The streamer, believes Rich Greenfield, “is simply not going to spend $75-$100 billion to acquire Warner Bros Discovery.” (That number comes from WBD’s current market cap of $47 billion with $30 billion of net debt.)
Netflix has no interest in owning linear cable networks. It could wait until the studio and HBO Max split. But HBO is still tied to the legacy multichannel ecosystem, he pointed out in a note this week, with an increasing array of wholesale distribution relationships spanning Amazon Prime, Charter, and DirecTV, he pointed out in a note this week. “Why would Netflix want to deal with all those entanglements?”
Also, the content driving Netflix’s subscriber growth has been original IP. And Netflix is having no trouble at all licensing catalog content from Hollywood studios.
WBD is splitting, and maybe it’s in the Ellisons’ best interest to snap it up now in full, in cash, before linear networks and film and TV production go their separate ways, risking a bidding war around the studio and streamer that pushes up the price. Meaning, he could get it cheaper if he was willing to swallow the company whole, cable and all. At second glance, however, the number of potential suitors is limited after all — for or for part of WBD. Comcast, a frequent target of Trump’s ire, would face tough regulatory scrutiny. The deal might be a big one for Sony, although it could team up again with a PE partner like Apollo. Apple? Amazon? Really?

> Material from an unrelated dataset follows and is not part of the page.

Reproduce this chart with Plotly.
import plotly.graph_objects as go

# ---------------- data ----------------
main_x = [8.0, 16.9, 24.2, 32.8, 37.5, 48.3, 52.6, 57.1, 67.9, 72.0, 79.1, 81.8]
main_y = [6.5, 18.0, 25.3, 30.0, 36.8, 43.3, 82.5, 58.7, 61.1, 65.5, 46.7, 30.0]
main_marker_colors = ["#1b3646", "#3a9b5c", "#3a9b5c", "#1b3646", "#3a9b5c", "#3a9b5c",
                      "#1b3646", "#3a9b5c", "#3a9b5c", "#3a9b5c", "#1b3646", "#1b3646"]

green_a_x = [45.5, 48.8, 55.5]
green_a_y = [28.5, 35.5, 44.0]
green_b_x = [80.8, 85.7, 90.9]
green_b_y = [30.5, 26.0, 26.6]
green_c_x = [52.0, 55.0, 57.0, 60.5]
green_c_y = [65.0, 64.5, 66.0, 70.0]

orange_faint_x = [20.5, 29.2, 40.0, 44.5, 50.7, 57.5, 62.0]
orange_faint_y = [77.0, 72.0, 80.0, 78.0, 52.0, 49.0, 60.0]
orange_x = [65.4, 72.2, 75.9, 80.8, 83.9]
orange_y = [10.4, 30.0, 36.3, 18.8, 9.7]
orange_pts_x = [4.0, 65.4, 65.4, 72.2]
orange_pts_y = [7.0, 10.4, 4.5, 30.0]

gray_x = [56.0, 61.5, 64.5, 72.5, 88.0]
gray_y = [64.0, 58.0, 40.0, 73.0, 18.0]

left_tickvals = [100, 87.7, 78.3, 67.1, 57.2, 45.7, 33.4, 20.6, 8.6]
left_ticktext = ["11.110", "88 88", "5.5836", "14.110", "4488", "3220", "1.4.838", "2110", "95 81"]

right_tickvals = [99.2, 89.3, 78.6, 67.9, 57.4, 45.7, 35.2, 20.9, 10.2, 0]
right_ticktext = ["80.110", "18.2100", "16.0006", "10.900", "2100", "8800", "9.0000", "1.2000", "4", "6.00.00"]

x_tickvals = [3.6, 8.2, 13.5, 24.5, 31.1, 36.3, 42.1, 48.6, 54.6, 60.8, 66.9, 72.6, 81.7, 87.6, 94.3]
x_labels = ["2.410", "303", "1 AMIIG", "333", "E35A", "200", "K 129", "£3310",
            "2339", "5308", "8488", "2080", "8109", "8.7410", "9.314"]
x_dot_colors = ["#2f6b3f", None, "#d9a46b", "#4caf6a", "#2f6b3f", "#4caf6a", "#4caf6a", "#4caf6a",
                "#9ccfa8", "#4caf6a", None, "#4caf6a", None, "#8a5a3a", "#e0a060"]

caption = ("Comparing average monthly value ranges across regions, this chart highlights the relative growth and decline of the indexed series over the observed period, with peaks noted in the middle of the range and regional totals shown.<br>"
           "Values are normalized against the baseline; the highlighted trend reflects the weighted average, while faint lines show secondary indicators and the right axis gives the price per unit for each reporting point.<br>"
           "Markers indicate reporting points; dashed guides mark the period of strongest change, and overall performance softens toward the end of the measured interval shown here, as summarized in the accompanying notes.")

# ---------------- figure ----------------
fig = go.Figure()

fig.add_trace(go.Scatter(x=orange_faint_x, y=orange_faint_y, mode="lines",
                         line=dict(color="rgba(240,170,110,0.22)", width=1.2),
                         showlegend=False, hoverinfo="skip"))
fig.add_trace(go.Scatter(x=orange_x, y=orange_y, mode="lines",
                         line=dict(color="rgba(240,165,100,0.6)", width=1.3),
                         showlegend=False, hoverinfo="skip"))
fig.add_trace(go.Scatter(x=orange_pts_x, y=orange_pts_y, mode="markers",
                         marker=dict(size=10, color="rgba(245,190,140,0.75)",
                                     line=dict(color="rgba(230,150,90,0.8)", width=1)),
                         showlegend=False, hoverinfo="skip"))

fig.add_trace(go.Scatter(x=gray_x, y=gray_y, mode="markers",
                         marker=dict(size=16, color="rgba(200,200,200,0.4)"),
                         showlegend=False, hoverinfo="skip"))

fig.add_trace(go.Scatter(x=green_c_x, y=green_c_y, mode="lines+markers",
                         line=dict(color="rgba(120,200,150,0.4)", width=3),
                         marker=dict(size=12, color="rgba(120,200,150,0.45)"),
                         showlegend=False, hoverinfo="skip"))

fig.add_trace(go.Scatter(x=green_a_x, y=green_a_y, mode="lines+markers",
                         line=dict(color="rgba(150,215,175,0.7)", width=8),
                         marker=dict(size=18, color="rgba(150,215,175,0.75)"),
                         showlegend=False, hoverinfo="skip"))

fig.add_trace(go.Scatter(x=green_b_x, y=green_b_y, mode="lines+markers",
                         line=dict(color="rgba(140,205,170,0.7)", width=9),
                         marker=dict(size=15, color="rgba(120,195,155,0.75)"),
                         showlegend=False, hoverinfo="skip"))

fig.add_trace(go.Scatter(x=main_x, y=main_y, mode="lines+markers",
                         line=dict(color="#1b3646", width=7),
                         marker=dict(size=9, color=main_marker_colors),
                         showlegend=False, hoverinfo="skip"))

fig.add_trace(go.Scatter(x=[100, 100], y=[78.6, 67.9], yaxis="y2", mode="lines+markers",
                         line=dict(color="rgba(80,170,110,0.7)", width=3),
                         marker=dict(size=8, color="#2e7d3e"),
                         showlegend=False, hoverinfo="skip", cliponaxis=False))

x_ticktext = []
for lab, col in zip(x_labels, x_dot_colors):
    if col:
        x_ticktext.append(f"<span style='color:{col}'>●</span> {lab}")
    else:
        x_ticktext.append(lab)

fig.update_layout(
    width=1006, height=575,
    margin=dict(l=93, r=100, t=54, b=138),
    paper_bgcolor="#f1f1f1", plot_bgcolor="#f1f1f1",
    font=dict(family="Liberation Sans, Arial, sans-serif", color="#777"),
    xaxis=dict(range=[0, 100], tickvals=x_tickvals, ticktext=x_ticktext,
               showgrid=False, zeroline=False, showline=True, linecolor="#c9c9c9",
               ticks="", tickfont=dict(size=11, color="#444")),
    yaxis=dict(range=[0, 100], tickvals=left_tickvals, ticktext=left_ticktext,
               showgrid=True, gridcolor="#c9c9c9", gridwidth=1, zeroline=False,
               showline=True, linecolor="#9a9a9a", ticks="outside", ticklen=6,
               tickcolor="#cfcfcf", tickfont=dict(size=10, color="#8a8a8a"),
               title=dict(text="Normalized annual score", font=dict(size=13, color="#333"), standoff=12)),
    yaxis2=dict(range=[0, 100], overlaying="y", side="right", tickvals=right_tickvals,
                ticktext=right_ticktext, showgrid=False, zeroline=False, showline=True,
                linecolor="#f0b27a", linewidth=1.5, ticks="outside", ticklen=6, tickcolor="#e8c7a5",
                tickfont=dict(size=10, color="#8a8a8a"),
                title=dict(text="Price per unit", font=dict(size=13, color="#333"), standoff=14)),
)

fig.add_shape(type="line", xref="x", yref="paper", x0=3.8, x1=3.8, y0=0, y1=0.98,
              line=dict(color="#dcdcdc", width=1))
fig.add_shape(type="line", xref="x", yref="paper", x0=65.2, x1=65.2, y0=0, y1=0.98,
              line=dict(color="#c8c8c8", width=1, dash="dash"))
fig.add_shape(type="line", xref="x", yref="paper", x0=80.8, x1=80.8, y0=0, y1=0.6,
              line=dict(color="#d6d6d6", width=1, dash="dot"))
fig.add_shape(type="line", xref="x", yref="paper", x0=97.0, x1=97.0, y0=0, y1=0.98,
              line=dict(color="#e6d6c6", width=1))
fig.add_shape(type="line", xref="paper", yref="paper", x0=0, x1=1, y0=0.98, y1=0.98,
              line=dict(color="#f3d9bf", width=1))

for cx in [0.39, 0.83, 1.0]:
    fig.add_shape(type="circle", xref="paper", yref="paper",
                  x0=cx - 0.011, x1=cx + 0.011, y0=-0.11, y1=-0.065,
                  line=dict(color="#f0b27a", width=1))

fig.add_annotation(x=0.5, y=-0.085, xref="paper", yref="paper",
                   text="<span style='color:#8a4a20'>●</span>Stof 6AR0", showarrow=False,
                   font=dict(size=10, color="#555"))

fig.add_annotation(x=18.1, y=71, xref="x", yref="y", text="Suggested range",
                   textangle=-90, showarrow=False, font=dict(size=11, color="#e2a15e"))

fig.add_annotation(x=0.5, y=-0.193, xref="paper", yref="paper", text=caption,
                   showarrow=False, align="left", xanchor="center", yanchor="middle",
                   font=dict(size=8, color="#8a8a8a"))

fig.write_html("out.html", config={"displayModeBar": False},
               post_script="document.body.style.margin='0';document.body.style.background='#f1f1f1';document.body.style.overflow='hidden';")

And the fact that Oracle co-founder and chair Larry Ellison was recently the wealthiest human on the planet could deter most bidders.
The rationale for PSKY to move is as much political as business – meaning “standard analytical frameworks are probably less useful than normal,” wrote TD Cowen’s Doug Creutz in a note last month. The probability of an Ellison bidding is high, of his getting accepted is high, as is the probability of getting the deal past government watchdogs. “We tend to think there is a bigger game going on here given the overly dynamic domestic and world geopolitical situation and the ongoing unprecedented AI investment.” Larry Ellison looks soon to be an overlord of TikTok.
A question mark is stock price. The shadow bid has already inflated WBD shares. They kind of almost doubled. “We don’t love the risk-reward here given the potential for WBD shares to quickly round trip to $11-$12 if the bid doesn’t materialize,” said Creutz.